Pull out each line of the data that includes the word "matplotlib".
— Start Given information —
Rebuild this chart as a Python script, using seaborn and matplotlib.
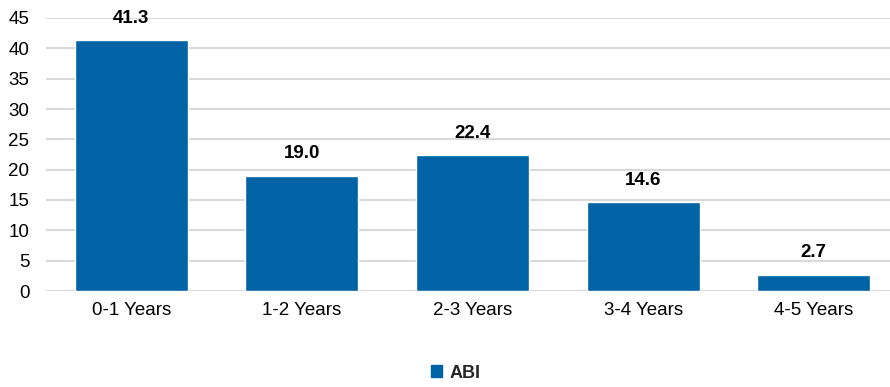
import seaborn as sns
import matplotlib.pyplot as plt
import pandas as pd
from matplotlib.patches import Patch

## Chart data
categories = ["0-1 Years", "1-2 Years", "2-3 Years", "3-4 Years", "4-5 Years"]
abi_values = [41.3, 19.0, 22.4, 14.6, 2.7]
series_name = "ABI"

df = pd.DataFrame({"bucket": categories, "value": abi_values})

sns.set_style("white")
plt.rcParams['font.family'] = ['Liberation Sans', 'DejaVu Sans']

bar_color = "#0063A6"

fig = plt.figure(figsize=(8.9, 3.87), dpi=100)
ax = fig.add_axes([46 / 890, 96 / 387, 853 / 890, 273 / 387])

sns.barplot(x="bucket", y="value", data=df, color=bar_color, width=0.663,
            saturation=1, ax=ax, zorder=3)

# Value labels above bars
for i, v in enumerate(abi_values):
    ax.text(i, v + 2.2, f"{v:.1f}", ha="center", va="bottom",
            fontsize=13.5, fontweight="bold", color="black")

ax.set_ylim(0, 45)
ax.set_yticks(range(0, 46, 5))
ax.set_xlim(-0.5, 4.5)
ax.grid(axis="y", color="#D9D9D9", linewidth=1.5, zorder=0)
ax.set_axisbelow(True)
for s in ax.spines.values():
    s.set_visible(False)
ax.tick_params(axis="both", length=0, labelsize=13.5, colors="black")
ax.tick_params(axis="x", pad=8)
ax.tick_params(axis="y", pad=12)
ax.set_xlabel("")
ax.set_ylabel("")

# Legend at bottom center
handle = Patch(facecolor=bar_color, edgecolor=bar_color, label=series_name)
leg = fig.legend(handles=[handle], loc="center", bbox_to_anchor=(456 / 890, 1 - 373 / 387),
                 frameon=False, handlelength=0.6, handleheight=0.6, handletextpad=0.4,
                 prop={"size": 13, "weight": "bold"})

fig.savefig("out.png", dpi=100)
— End Given information —
**Correct output:**
Rebuild this chart as a Python script, using seaborn and matplotlib.
import matplotlib.pyplot as plt
from matplotlib.patches import Patch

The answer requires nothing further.